Dari sebutir beras hingga cita-cita menjadi negara adidaya.
Visinya jauh melampaui lingkup bisnis. Dia percaya bahwa jika seluruh dunia mengonsumsi roti yang terbuat dari beras, Vietnam akan menjadi negara adidaya sejati.
Berbeda dengan industri baja atau pembuatan kapal – industri yang pernah digeluti Vietnam tetapi tetap bergantung pada bahan mentah – produk pertanian, terutama beras, merupakan keunggulan tak terbantahkan Vietnam.

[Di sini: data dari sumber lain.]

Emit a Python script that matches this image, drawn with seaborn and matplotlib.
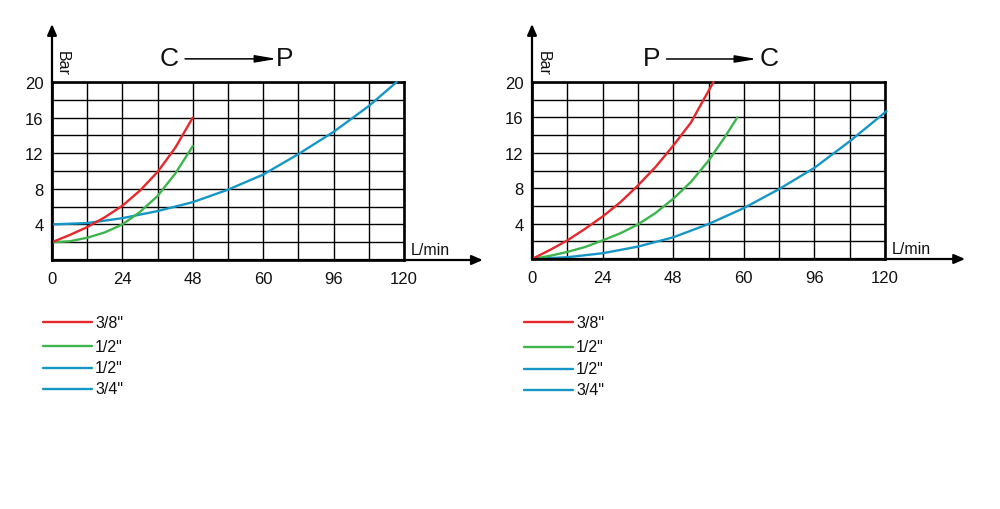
import matplotlib
matplotlib.use("Agg")
import matplotlib.pyplot as plt
from matplotlib.lines import Line2D
import seaborn as sns

# Left chart: C -> P (flow L/min vs pressure Bar)
cp_red_x = [0, 6, 12, 18, 24, 30, 36, 42, 48]
cp_red_y = [2, 2.8, 3.7, 4.8, 6.1, 7.8, 9.9, 12.6, 16.0]
cp_green_x = [0, 6, 12, 18, 24, 30, 36, 42, 48]
cp_green_y = [2, 2.1, 2.5, 3.1, 4.0, 5.4, 7.2, 9.7, 12.8]
cp_blue_x = [0, 12, 24, 36, 48, 60, 72, 84, 96, 108, 117.5]
cp_blue_y = [4.0, 4.15, 4.7, 5.5, 6.5, 7.9, 9.6, 11.9, 14.4, 17.3, 20.0]

# Right chart: P -> C
pc_red_x = [0, 6, 12, 18, 24, 30, 36, 42, 48, 54, 58, 61.7]
pc_red_y = [0, 1.0, 2.1, 3.4, 4.8, 6.4, 8.3, 10.4, 12.8, 15.4, 17.8, 20.0]
pc_green_x = [0, 6, 12, 18, 24, 30, 36, 42, 48, 54, 60, 65.6, 69.8]
pc_green_y = [0, 0.35, 0.8, 1.35, 2.1, 2.9, 3.9, 5.2, 6.8, 8.7, 11.1, 13.8, 16.0]
pc_blue_x = [0, 12, 24, 36, 48, 60, 72, 84, 96, 108, 120.5]
pc_blue_y = [0, 0.2, 0.65, 1.4, 2.45, 3.95, 5.75, 7.9, 10.3, 13.3, 16.7]

x_tick_pos = [0, 24, 48, 72, 96, 120]
x_tick_labels = ["0", "24", "48", "60", "96", "120"]
y_tick_pos = [4, 8, 12, 16, 20]
legend_labels = ['3/8"', '1/2"', '1/2"', '3/4"']

RED = "#e4282c"
GREEN = "#3db54c"
BLUE = "#1696c6"
TXT = "#111111"
legend_colors = [RED, GREEN, BLUE, BLUE]

sns.set_style("white")
plt.rcParams["font.family"] = ["Liberation Sans", "DejaVu Sans"]

fig = plt.figure(figsize=(10, 5.1), dpi=100)
W, H = 1000, 510


def make_axes(left, top, right, bottom):
    return fig.add_axes([left / W, (H - bottom) / H, (right - left) / W, (bottom - top) / H])


def style_axes(ax, title_left, title_right, xtip, ytip, bar_x, title_pos):
    ax.set_xlim(0, 120)
    ax.set_ylim(0, 20)
    ax.set_xticks(x_tick_pos)
    ax.set_xticklabels(x_tick_labels)
    ax.set_xticks(range(0, 121, 12), minor=True)
    ax.set_yticks(y_tick_pos)
    ax.set_yticks(range(0, 21, 2), minor=True)
    ax.tick_params(which="both", length=0, labelsize=12, colors=TXT)
    ax.tick_params(axis="x", pad=8)
    ax.tick_params(axis="y", pad=6)
    ax.grid(which="both", color="black", linewidth=1.0)
    ax.set_axisbelow(True)
    ax.set_xlabel("")
    ax.set_ylabel("")
    for sp in ax.spines.values():
        sp.set_color("black")
        sp.set_linewidth(1.9)

    arrow_kw = dict(arrowstyle="-|>,head_length=0.65,head_width=0.28", color="black",
                    lw=1.6, shrinkA=0, shrinkB=0, mutation_scale=10)
    ax.annotate("", xy=(xtip, 0), xytext=(0, 0), xycoords="axes fraction",
                arrowprops=arrow_kw, annotation_clip=False)
    ax.annotate("", xy=(0, ytip), xytext=(0, 0), xycoords="axes fraction",
                arrowprops=arrow_kw, annotation_clip=False)

    ax.text(1.02, 0.015, "L/min", transform=ax.transAxes, fontsize=11.5,
            ha="left", va="bottom", color=TXT)
    ax.text(bar_x, 1.178, "Bar", transform=ax.transAxes, fontsize=11.5,
            rotation=270, ha="center", va="top", color=TXT)

    c_x, a0, a1, p_x, ty = title_pos
    ax.text(c_x, ty, title_left, transform=ax.transAxes, fontsize=19,
            ha="center", va="center", color=TXT)
    ax.text(p_x, ty, title_right, transform=ax.transAxes, fontsize=19,
            ha="center", va="center", color=TXT)
    ax.annotate("", xy=(a1, ty - 0.005), xytext=(a0, ty - 0.005), xycoords="axes fraction",
                arrowprops=dict(arrowstyle="-|>,head_length=1.3,head_width=0.22",
                                color="black", lw=1.1, shrinkA=0, shrinkB=0,
                                mutation_scale=10),
                annotation_clip=False)


def draw_series(ax, series):
    for xs, ys, col in series:
        sns.lineplot(x=xs, y=ys, ax=ax, color=col, linewidth=1.7, sort=False,
                     estimator=None, clip_on=False, zorder=3,
                     solid_joinstyle="round", solid_capstyle="round")


def draw_legend(x0, x1, tx, rows):
    for lab, col, y in zip(legend_labels, legend_colors, rows):
        fig.add_artist(Line2D([x0 / W, x1 / W], [(H - y) / H, (H - y) / H],
                              color=col, linewidth=1.7))
        fig.text(tx / W, (H - y) / H, lab, fontsize=11.5, ha="left", va="center",
                 color=TXT)


ax1 = make_axes(52, 83, 404, 261)
draw_series(ax1, [(cp_blue_x, cp_blue_y, BLUE),
                  (cp_green_x, cp_green_y, GREEN),
                  (cp_red_x, cp_red_y, RED)])
style_axes(ax1, "C", "P", 1.224, 1.326, 0.028, (0.334, 0.378, 0.639, 0.662, 1.135))

ax2 = make_axes(532, 83, 885, 260)
draw_series(ax2, [(pc_blue_x, pc_blue_y, BLUE),
                  (pc_green_x, pc_green_y, GREEN),
                  (pc_red_x, pc_red_y, RED)])
style_axes(ax2, "P", "C", 1.227, 1.328, 0.031, (0.339, 0.381, 0.637, 0.672, 1.135))

draw_legend(43, 92, 95, [323, 347, 369, 390])
draw_legend(524, 573, 576, [323, 348, 370, 391])

fig.savefig("out.png", dpi=100)
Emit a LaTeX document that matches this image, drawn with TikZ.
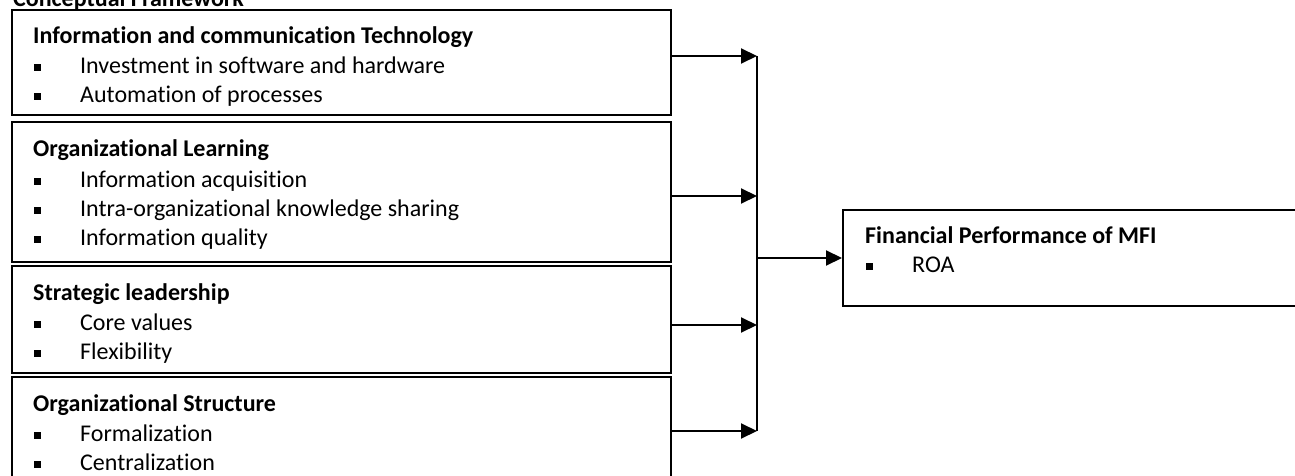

Untuk mewujudkan visi ini, ia ingin mengadvokasi pendirian Pusat Inovasi Berbasis Tanaman di Vietnam: sebuah pusat penelitian, produksi, dan konvergensi keahlian domestik dan internasional, yang mengubah produk pertanian Vietnam menjadi fondasi industri berbasis tanaman global. Dari sebutir beras, dimungkinkan untuk menciptakan roti, pizza, burger, kosmetik, makanan fungsional, dan banyak lagi.
"Ini ambisi yang besar, tetapi semuanya dimulai dari sebutir beras yang sangat kecil," katanya. Baginya, penyakit yang hampir merenggut nyawanya menjadi anugerah yang membangkitkannya, membantunya menemukan kebenaran: dari produk pertanian, Vietnam dapat memasuki rantai nilai global, berkontribusi pada kesehatan masyarakat, lingkungan, dan aspirasi nasional.
"Banyak orang bilang aku gila, seperti ngengat yang tertarik pada api. Tapi ngengat terbang menuju cahaya, bukan kegelapan. Dan cahaya itu, kusebut kebenaran," katanya sambil tersenyum.
Baginya, memulai bisnis bukanlah tentang menjadi kaya, tetapi tentang menciptakan sistem nilai baru: untuk para petani, untuk kesehatan masyarakat, dan untuk kedudukan bangsa. Itu adalah perjalanan yang sulit, yang disambut dengan ejekan dari banyak orang, tetapi itu juga merupakan peluang, dengan waktu, lokasi, dan sumber daya manusia yang tepat, bagi Vietnam untuk bangkit dari negara penghasil beras menjadi salah satu kekuatan terkemuka dalam ekonomi hijau.